◆ Directive: Start at the line that contains "Give me the TikZ source for this diagram.", stop at the line that contains "(0,0) rectangle (1330,1553);", and repeat every line in that span, those two included, with no pictures.

--------------------------------------------------

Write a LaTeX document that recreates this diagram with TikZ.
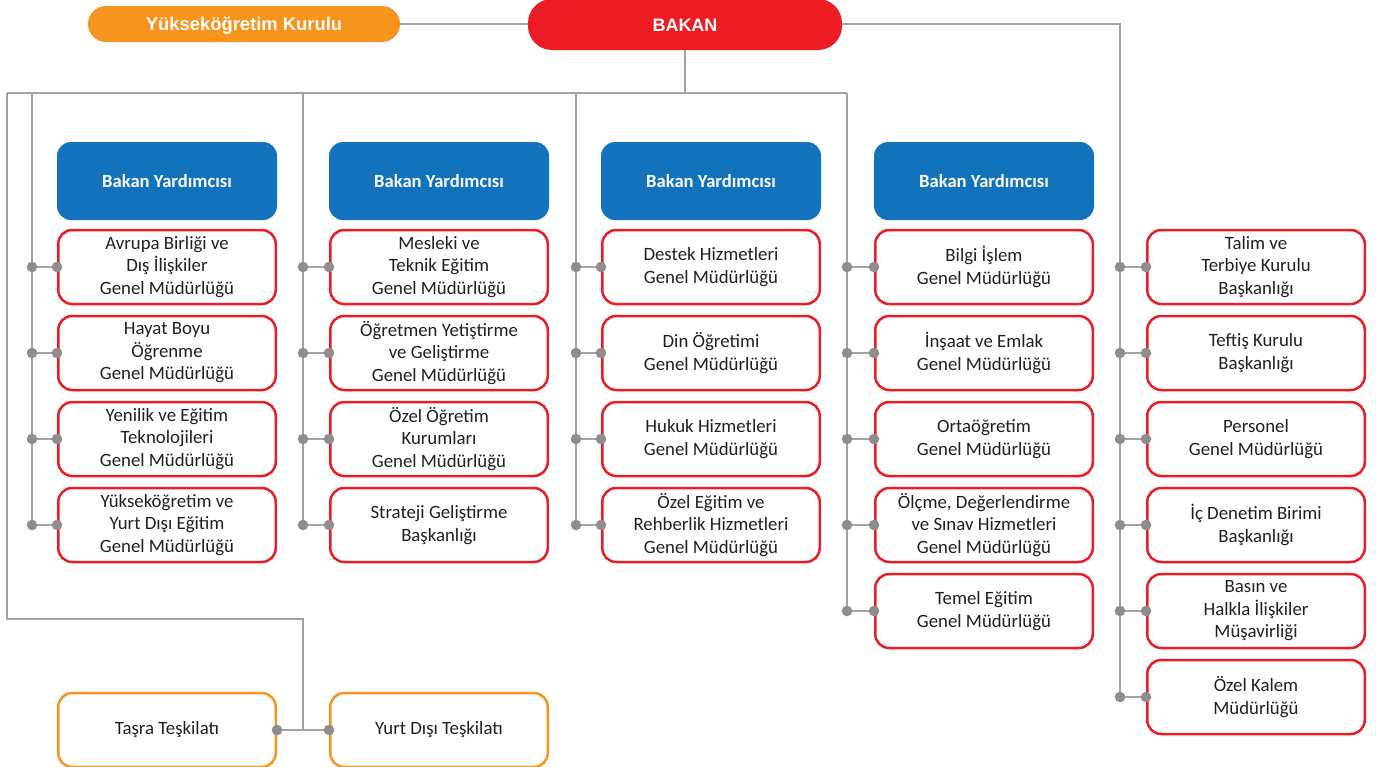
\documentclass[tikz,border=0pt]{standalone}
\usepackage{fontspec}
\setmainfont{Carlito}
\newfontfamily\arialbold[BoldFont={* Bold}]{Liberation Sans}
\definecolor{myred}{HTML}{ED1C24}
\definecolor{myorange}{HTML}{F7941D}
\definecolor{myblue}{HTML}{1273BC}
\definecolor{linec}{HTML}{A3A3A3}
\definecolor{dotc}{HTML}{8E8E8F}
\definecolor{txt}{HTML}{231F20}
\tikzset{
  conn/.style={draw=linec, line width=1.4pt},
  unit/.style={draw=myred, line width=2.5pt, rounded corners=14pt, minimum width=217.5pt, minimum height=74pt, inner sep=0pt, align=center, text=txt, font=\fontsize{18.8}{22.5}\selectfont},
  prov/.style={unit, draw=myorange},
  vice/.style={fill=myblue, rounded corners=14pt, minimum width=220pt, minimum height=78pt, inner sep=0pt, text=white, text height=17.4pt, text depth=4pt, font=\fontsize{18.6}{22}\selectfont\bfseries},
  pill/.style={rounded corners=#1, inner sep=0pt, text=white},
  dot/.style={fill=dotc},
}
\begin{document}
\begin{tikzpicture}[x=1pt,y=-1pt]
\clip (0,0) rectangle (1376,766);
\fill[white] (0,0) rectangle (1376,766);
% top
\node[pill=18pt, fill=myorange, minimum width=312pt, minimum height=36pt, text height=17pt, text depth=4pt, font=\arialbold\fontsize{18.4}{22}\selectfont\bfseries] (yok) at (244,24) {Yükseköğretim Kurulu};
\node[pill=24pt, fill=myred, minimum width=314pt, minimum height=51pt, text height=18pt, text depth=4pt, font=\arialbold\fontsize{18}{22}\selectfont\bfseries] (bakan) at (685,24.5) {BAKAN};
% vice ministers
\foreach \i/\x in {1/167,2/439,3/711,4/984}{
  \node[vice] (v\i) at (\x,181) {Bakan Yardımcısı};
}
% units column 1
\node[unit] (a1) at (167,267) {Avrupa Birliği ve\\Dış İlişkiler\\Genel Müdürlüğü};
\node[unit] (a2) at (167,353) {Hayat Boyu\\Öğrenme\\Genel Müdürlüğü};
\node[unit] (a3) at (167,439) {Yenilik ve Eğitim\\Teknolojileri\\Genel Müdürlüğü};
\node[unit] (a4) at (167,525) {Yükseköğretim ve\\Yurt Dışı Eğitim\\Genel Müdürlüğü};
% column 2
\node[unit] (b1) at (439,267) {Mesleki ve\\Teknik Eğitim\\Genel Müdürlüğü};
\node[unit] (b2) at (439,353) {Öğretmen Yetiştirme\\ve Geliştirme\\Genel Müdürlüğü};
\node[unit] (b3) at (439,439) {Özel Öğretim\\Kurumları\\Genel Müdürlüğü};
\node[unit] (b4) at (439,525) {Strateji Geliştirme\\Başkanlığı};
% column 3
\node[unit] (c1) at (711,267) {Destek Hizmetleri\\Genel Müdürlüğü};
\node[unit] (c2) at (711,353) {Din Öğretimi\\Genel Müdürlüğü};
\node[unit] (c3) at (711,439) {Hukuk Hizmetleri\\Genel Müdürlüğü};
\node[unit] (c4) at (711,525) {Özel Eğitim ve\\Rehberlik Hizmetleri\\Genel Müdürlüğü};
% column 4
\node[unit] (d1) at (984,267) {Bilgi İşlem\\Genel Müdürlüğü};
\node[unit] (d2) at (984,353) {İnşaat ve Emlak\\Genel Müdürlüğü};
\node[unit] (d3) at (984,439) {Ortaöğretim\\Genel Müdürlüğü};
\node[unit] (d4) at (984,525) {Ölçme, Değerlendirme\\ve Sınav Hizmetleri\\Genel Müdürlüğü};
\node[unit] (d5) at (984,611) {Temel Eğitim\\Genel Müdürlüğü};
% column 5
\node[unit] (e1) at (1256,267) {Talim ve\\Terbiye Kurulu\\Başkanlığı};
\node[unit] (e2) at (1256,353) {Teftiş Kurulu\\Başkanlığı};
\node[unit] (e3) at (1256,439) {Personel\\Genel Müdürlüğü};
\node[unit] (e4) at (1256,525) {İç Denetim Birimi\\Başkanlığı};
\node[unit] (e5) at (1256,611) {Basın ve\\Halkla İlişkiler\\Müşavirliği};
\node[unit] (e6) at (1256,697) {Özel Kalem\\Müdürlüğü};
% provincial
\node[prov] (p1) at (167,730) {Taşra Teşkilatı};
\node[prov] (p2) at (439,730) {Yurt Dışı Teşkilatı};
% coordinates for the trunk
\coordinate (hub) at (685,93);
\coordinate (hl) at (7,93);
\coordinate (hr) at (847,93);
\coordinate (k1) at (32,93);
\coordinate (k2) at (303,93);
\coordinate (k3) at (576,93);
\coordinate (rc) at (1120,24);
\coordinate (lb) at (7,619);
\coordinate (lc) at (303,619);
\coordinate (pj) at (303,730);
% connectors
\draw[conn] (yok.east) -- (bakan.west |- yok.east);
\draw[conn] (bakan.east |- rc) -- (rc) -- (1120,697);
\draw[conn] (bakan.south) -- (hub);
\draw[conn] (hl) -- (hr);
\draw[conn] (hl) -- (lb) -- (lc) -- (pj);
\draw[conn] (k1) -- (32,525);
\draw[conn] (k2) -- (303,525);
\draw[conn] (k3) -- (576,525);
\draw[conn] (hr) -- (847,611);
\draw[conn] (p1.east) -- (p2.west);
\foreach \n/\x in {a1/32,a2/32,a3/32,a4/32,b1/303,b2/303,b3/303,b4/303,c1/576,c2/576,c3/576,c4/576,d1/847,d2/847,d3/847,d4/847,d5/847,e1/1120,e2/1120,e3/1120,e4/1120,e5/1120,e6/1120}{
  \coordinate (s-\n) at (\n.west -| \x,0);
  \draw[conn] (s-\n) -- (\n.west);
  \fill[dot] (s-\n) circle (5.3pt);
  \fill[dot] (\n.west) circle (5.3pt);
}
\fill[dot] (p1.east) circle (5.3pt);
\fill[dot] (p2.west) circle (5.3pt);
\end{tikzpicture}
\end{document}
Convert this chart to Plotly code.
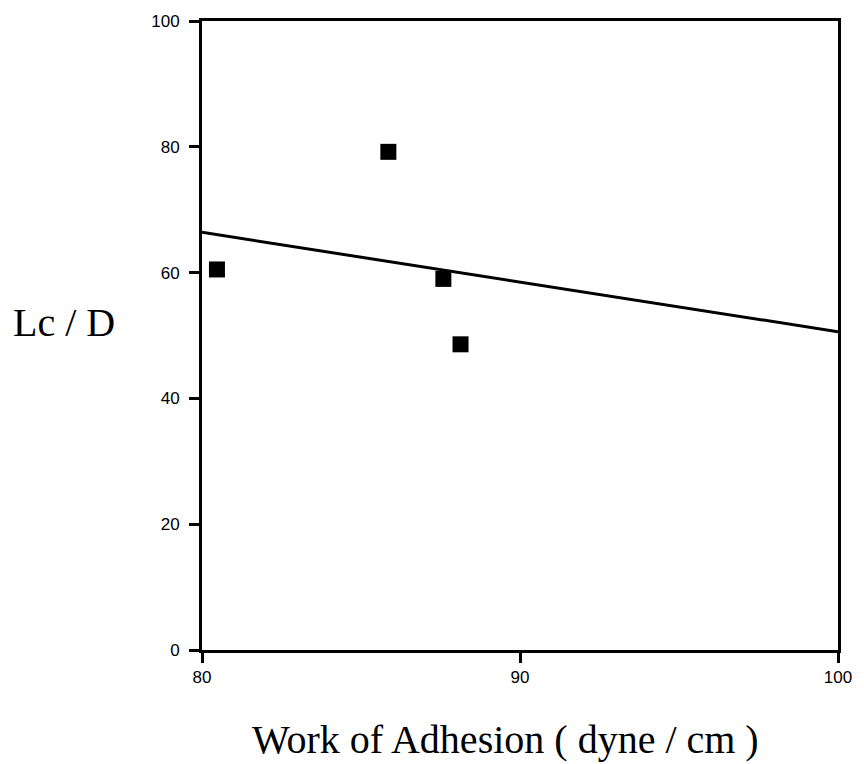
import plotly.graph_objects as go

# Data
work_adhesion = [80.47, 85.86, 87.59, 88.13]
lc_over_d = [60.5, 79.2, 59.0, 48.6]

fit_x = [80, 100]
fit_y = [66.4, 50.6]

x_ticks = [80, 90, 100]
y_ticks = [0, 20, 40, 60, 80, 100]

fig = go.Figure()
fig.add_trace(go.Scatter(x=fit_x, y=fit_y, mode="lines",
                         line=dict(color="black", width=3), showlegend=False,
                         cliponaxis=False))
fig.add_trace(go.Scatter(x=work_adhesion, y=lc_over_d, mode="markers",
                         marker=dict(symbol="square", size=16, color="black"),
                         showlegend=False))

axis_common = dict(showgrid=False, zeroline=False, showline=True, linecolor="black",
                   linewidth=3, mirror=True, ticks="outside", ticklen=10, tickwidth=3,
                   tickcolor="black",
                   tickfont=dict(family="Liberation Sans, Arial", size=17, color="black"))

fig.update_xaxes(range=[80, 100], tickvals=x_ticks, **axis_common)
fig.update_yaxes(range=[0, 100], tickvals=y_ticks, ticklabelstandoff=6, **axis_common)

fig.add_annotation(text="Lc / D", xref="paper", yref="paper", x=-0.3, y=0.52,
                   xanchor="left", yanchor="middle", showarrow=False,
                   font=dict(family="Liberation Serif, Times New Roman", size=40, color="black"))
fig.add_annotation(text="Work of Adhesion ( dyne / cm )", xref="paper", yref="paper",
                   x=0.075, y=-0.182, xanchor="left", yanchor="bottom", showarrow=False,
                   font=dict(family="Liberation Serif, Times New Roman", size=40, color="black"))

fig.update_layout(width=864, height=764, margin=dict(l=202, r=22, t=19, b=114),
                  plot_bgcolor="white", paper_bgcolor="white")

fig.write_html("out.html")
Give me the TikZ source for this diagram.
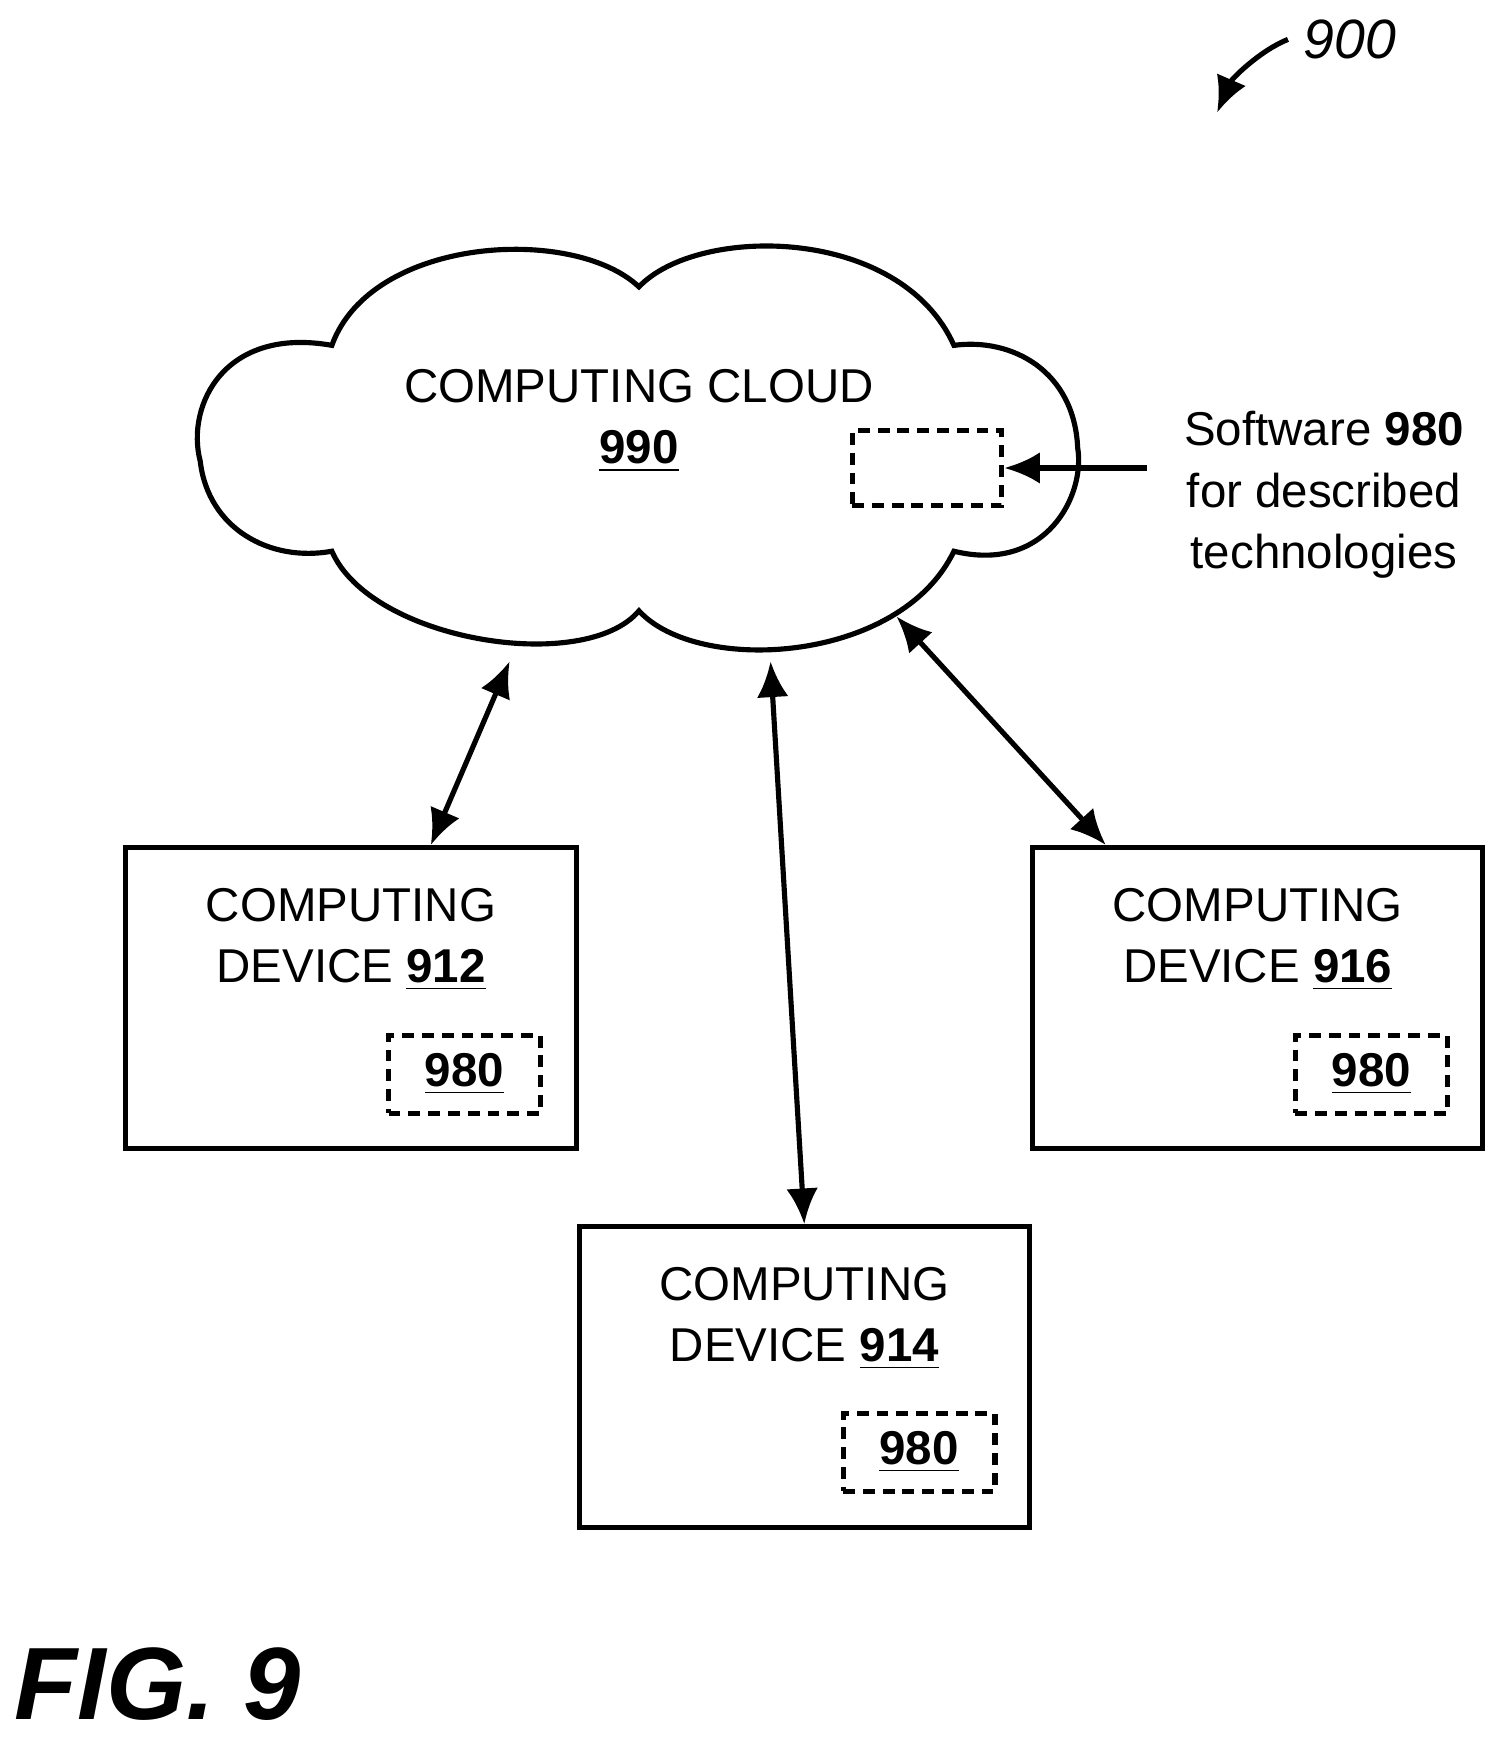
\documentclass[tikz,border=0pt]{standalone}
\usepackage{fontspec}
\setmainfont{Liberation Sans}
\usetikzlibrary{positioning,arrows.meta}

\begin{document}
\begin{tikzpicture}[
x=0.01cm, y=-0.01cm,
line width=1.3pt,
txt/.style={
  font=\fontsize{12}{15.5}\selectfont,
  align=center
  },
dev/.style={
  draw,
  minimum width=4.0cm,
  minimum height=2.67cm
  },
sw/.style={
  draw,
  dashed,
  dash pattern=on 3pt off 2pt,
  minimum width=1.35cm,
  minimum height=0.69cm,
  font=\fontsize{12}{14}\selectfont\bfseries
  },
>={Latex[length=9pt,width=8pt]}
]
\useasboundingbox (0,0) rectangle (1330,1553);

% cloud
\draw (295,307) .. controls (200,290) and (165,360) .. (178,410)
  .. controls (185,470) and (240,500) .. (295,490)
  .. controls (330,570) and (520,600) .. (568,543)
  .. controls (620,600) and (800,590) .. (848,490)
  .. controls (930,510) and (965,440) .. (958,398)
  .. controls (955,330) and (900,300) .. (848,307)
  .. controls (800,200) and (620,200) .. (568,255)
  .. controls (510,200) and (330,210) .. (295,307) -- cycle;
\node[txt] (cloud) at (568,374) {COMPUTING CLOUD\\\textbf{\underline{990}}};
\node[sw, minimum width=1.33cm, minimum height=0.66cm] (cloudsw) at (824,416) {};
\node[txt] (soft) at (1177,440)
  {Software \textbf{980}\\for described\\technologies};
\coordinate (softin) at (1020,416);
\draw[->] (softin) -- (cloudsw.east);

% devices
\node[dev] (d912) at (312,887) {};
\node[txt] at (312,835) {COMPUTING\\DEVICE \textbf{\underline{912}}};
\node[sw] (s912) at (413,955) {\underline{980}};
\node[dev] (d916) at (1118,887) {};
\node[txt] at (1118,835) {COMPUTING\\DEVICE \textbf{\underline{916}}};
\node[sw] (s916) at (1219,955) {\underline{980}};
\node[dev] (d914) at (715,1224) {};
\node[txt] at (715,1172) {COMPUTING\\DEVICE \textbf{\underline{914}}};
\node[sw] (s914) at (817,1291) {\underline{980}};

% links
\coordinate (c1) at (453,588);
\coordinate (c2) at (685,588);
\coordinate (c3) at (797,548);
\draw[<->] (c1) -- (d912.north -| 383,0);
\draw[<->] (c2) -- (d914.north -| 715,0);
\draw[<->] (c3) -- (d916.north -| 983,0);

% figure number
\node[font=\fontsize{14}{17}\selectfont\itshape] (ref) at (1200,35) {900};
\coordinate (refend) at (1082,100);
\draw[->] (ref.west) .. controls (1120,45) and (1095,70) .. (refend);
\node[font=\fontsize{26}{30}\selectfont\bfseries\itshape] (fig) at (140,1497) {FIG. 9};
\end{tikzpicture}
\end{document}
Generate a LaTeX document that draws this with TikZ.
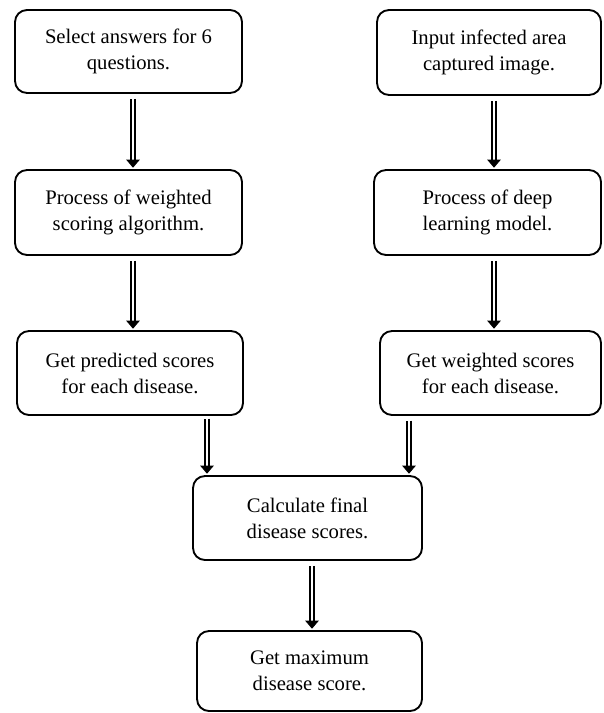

--------------------------------------------------

◆ Task solution:
Give me the TikZ source for this diagram.
\documentclass[tikz,border=0pt]{standalone}
\usepackage{fontspec}
\setmainfont{Liberation Sans}
\usetikzlibrary{positioning,arrows.meta}

\begin{document}
\begin{tikzpicture}[
x=0.01cm, y=-0.01cm,
line width=1.3pt,
txt/.style={
  font=\fontsize{12}{15.5}\selectfont,
  align=center
  },
dev/.style={
  draw,
  minimum width=4.0cm,
  minimum height=2.67cm
  },
sw/.style={
  draw,
  dashed,
  dash pattern=on 3pt off 2pt,
  minimum width=1.35cm,
  minimum height=0.69cm,
  font=\fontsize{12}{14}\selectfont\bfseries
  },
>={Latex[length=9pt,width=8pt]}
]
\useasboundingbox (0,0) rectangle (1330,1553);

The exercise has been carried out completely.